## Extracted material
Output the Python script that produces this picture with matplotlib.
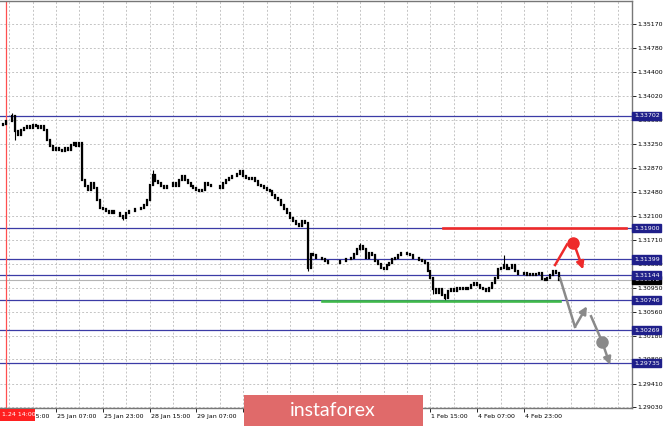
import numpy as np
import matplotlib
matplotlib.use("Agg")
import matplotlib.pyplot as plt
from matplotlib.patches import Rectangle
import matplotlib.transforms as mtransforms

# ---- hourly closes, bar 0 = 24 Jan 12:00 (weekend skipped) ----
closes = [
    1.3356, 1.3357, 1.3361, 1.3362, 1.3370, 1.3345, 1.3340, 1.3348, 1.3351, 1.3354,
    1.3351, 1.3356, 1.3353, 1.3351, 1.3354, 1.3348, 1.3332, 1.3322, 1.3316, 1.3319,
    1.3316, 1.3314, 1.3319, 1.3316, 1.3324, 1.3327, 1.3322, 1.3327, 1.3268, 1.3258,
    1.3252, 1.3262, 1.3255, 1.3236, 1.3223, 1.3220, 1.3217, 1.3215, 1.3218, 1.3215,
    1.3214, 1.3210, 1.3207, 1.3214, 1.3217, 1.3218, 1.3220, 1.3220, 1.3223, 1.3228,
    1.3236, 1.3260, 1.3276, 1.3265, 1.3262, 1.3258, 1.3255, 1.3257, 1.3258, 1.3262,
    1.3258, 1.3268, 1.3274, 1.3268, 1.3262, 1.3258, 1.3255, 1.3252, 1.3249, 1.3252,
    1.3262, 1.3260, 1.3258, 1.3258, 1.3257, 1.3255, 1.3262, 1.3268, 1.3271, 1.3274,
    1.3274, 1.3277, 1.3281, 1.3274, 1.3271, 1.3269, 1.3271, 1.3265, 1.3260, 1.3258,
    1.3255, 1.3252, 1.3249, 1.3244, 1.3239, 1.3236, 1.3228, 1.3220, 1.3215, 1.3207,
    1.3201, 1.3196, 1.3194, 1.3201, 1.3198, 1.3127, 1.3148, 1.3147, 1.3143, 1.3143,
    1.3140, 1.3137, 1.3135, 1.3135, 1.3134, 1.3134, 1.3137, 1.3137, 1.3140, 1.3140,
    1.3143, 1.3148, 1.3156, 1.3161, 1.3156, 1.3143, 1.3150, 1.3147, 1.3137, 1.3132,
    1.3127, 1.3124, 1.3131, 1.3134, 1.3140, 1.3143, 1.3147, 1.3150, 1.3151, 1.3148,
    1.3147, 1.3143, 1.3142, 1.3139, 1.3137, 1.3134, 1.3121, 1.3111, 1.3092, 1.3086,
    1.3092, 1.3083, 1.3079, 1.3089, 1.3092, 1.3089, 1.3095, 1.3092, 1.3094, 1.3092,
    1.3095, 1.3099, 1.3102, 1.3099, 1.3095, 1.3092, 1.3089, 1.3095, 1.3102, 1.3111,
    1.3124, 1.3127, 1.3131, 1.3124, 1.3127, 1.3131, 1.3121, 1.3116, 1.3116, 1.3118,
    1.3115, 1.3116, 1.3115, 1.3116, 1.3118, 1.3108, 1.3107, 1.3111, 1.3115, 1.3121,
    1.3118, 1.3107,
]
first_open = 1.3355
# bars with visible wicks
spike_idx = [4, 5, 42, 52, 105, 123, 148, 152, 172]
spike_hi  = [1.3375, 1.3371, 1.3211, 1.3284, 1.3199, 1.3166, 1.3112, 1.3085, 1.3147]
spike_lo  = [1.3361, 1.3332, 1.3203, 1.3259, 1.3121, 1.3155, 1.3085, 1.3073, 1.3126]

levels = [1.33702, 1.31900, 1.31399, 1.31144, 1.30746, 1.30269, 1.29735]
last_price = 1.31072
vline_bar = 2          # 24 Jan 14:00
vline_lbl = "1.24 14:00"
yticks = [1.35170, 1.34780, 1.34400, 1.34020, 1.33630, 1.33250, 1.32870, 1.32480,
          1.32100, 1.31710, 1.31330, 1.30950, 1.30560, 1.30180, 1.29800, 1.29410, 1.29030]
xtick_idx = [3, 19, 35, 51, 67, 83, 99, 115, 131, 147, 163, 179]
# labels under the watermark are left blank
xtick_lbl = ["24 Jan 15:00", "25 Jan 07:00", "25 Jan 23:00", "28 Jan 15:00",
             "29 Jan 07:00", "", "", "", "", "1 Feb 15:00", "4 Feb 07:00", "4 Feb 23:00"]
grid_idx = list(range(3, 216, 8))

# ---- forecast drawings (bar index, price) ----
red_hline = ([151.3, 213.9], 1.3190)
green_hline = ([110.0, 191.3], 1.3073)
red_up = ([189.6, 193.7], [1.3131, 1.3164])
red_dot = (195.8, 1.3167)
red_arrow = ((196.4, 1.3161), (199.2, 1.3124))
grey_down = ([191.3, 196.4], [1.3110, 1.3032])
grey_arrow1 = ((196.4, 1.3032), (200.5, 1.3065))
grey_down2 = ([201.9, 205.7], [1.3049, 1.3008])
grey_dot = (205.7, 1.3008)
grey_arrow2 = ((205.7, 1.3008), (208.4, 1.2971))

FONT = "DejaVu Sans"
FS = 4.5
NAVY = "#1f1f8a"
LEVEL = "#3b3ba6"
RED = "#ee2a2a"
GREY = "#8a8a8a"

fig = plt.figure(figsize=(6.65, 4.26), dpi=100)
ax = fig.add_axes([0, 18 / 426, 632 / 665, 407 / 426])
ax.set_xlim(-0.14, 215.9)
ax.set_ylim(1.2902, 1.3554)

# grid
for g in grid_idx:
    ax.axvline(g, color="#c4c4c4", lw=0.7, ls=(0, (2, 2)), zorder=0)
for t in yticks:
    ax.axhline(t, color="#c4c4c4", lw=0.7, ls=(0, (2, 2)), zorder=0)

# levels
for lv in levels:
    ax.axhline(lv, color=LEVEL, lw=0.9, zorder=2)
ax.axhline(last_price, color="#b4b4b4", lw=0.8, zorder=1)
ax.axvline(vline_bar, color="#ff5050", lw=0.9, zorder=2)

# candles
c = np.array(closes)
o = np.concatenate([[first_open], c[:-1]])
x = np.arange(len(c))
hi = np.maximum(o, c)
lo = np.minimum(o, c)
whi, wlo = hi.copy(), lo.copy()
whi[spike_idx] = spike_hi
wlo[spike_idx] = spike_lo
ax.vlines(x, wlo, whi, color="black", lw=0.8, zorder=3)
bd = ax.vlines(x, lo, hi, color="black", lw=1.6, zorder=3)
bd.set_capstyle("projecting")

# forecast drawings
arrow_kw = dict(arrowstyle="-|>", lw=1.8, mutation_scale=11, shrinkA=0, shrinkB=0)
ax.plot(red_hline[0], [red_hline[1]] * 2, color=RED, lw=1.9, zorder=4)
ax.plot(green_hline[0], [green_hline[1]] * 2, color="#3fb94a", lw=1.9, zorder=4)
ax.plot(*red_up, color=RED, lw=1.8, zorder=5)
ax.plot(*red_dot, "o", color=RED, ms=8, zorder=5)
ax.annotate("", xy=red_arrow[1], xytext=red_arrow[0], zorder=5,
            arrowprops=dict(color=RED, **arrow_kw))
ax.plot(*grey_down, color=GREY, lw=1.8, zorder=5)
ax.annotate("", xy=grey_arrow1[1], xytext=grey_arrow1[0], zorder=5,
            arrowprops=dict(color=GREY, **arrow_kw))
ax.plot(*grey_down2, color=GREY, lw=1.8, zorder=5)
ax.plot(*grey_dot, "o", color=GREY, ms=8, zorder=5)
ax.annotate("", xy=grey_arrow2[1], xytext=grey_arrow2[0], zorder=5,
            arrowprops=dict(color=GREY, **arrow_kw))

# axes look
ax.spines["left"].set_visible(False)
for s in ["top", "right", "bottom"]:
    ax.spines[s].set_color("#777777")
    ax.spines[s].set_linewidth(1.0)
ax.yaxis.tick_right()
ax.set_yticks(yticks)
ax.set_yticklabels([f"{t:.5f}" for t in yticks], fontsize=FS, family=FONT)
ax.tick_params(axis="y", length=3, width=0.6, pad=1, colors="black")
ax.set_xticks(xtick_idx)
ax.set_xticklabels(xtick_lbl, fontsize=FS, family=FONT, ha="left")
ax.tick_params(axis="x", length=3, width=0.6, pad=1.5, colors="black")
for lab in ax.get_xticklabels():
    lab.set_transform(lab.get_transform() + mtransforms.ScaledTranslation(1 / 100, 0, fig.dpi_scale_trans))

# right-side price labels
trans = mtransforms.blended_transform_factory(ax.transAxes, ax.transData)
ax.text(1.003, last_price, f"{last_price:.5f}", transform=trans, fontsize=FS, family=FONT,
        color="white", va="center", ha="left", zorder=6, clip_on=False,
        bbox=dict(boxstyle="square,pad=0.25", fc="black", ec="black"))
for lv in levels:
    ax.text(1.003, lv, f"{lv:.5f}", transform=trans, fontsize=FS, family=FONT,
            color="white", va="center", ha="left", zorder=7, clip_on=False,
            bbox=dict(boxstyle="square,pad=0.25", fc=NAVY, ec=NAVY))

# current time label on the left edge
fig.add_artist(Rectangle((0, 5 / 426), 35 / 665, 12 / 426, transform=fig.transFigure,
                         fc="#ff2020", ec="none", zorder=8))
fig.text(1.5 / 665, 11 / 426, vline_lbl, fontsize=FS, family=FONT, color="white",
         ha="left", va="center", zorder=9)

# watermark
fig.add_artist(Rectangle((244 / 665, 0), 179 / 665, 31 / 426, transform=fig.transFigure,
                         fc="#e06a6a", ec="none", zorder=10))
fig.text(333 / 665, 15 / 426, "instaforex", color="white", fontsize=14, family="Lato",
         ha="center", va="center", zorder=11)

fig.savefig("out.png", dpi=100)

---

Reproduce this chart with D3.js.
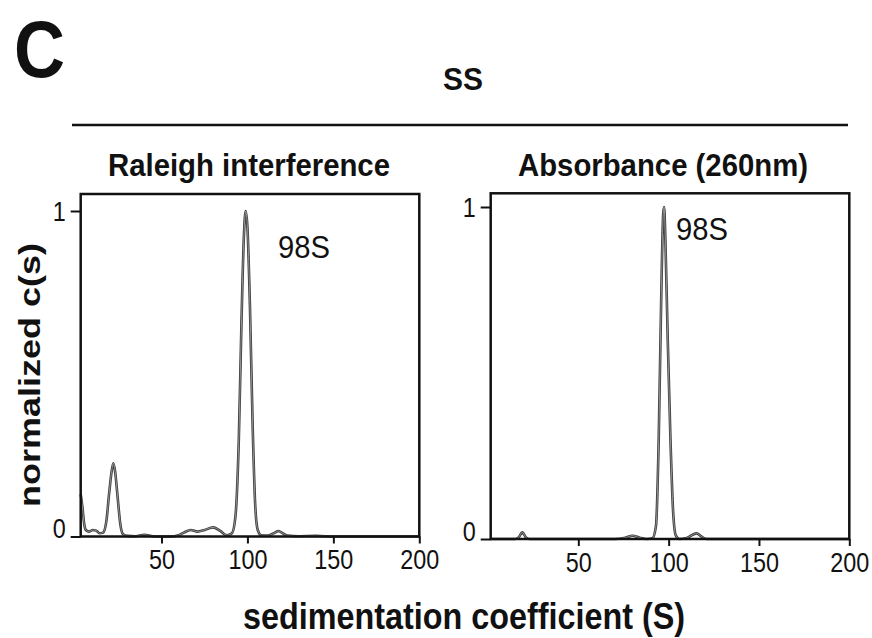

==

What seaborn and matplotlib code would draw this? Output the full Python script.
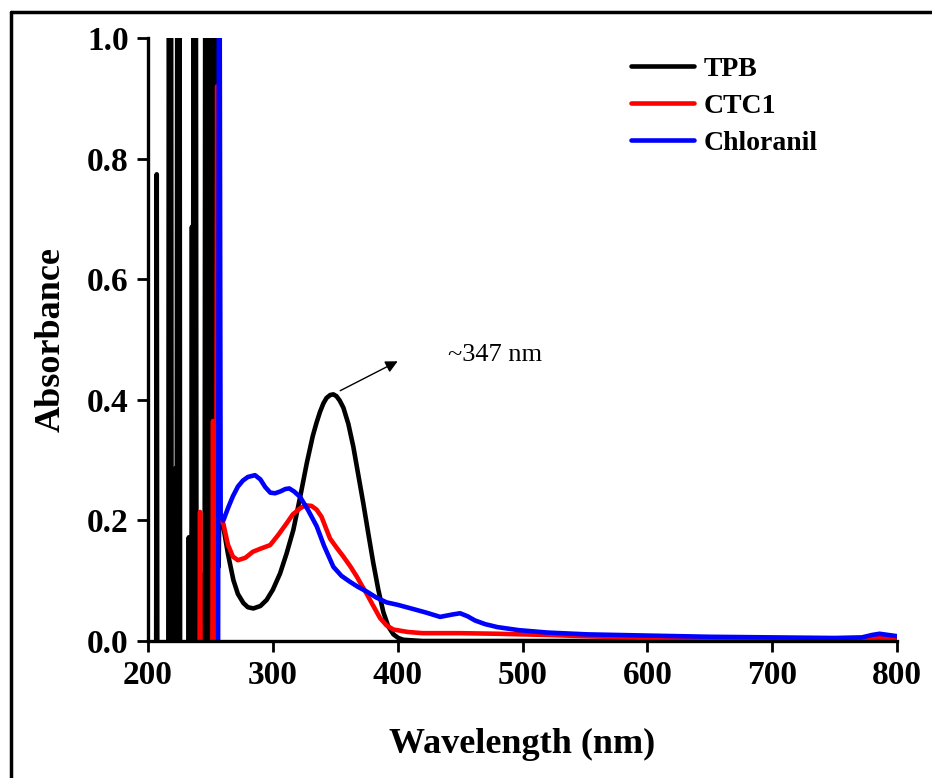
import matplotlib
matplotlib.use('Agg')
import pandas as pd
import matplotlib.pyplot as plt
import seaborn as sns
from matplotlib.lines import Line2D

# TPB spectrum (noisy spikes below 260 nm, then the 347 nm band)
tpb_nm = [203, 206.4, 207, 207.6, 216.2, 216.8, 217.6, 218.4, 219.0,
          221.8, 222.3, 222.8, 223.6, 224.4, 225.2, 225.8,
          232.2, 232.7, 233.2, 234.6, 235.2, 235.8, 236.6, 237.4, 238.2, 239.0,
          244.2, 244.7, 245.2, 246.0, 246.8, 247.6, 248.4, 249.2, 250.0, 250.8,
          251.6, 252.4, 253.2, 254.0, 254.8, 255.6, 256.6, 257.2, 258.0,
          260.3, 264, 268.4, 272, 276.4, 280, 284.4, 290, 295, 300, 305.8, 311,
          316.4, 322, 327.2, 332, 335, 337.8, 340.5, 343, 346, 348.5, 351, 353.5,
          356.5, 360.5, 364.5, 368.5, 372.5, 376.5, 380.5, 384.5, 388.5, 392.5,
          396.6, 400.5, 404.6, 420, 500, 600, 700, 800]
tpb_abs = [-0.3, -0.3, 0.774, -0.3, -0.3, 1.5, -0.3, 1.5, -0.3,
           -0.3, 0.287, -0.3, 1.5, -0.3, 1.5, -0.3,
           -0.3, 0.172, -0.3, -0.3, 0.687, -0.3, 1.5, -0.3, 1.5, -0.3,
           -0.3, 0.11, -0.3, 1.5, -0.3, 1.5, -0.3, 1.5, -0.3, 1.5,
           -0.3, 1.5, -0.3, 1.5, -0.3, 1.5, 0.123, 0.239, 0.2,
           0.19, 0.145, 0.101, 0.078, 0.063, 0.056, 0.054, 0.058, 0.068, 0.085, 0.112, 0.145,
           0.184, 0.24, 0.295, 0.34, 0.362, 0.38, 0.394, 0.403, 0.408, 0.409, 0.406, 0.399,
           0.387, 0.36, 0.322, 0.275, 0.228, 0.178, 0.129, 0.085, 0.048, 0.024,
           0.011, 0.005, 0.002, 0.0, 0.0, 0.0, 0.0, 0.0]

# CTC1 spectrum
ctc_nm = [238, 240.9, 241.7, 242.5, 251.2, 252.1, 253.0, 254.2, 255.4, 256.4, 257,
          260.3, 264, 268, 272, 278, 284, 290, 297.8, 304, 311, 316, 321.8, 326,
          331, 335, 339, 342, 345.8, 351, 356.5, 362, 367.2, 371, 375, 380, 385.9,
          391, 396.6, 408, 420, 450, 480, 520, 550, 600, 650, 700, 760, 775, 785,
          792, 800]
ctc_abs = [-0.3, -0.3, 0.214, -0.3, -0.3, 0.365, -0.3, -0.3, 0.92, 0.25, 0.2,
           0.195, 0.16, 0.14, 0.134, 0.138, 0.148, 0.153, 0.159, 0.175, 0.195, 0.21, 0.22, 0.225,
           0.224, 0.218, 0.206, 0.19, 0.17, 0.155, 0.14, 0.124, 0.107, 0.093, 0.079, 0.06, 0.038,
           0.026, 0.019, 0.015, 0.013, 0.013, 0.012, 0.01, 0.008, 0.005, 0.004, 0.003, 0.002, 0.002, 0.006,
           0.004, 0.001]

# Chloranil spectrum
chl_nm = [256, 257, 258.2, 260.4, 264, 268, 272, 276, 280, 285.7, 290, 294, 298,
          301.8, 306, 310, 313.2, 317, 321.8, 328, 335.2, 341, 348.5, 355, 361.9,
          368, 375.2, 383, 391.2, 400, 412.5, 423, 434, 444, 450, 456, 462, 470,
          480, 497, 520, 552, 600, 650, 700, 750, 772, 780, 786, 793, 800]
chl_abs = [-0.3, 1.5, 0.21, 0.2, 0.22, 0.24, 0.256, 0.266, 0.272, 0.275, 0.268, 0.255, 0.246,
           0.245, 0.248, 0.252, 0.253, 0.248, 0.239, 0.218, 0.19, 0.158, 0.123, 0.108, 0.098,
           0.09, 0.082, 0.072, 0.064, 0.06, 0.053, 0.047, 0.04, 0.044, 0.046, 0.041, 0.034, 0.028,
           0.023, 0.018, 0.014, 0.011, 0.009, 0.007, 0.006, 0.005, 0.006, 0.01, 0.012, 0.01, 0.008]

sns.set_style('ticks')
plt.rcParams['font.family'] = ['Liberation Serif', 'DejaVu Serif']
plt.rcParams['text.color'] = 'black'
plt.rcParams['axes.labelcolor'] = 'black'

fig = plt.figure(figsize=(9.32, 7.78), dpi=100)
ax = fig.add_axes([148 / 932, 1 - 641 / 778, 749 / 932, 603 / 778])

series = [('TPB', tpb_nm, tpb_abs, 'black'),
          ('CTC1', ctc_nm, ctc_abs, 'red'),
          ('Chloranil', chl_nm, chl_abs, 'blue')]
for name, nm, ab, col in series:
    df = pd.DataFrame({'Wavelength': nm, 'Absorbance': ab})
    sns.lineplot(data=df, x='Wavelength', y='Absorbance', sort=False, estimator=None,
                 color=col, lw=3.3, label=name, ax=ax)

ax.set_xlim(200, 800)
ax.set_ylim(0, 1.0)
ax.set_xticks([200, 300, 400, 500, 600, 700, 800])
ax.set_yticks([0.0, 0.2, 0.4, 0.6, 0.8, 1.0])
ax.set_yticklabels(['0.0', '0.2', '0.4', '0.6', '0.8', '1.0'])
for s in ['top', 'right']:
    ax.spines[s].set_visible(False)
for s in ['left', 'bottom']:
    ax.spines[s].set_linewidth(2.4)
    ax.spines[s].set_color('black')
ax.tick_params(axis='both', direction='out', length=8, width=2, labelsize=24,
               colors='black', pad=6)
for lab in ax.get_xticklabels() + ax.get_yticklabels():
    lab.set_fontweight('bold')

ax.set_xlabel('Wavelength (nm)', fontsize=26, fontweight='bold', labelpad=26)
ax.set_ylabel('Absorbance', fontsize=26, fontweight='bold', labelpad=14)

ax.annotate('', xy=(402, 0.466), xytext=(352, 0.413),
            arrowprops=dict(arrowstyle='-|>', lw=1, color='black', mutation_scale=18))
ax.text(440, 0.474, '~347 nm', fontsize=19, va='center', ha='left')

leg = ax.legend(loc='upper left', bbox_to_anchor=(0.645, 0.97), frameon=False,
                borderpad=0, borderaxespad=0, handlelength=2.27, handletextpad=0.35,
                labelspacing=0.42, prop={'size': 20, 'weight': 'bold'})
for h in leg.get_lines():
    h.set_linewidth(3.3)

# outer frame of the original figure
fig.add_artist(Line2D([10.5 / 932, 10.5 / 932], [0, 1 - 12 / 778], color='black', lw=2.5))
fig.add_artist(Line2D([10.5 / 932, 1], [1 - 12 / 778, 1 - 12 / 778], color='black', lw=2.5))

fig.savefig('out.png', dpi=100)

## Requirements
Check each line of the records for the word "script", and show the lines that contain it.

## The response
Output the Python script that produces this picture with matplotlib.
What seaborn and matplotlib code would draw this? Output the full Python script.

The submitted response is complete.